Further, the Supreme Court has made it clear that federal courts may, under their traditional equitable power, deny infringement relief to a patentee who has behaved unethically in his dealings with the patent office. Walker Process Equipment, Inc. v. Food Machinery & Chemical Corp.,, 382 U.S. 172, 86 S. Ct. 347, 15 L. Ed. 2d 247 (1965); Precision Instrument Mfg. Co. v. Automotive Maintenance Machinery Co., 324 U.S. 806, 65 S. Ct. 993, 89 L. Ed. 1381 (1945); Hazel-Atlas Glass Co. v. Hartford-Empire Co., 322 U.S. 722, 64 S. Ct. 1281, 88 L. Ed. 1596 (1944). This remedy has been applied or at least recognized by many other courts. E. g., Kahn v. Dynamics Corp. of America, 508 F.2d 939 (2d Cir. 1975); Carter-Wallace, Inc. v. Davis-Edwards Pharmacal Corp., 443 F.2d 867, 881 (2d Cir. 1971); Beckman Instruments, Inc. v. Chemtronics, Inc., 428 F.2d 555, 565-566 and 439 F.2d 1369, 1379-1380 (5th Cir. 1970), Cert. denied, 400 U.S. 956, 91 S. Ct. 353, 27 L. Ed. 2d 264 (1971); McCullough Tool Co. v. Well Surveys, Inc., 343 F.2d 381, 394 (10th Cir. 1965); Admiral Corp. v. Zenith Radio Corp., 296 F.2d 708, 716 (10th Cir. 1961).
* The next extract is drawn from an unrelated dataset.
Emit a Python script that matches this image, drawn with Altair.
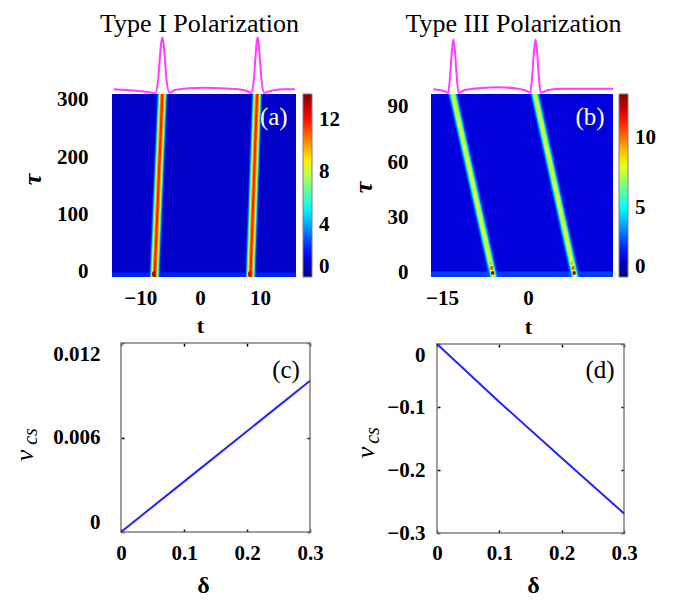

We conclude, as did the district court, that the plaintiff's failure to disclose clearly material prior art, plus the false assertion that no such art existed, constituted inequitable conduct before the patent office and rendered the patent unenforceable.

Although we need not reach the novelty or obviousness issues presented, we observe that the record contains ample evidence that, if believed, would show that plaintiff's patented method was neither novel nor non-obvious.

For the reasons stated hereinabove, the judgment of the district court in favor of 3M is affirmed.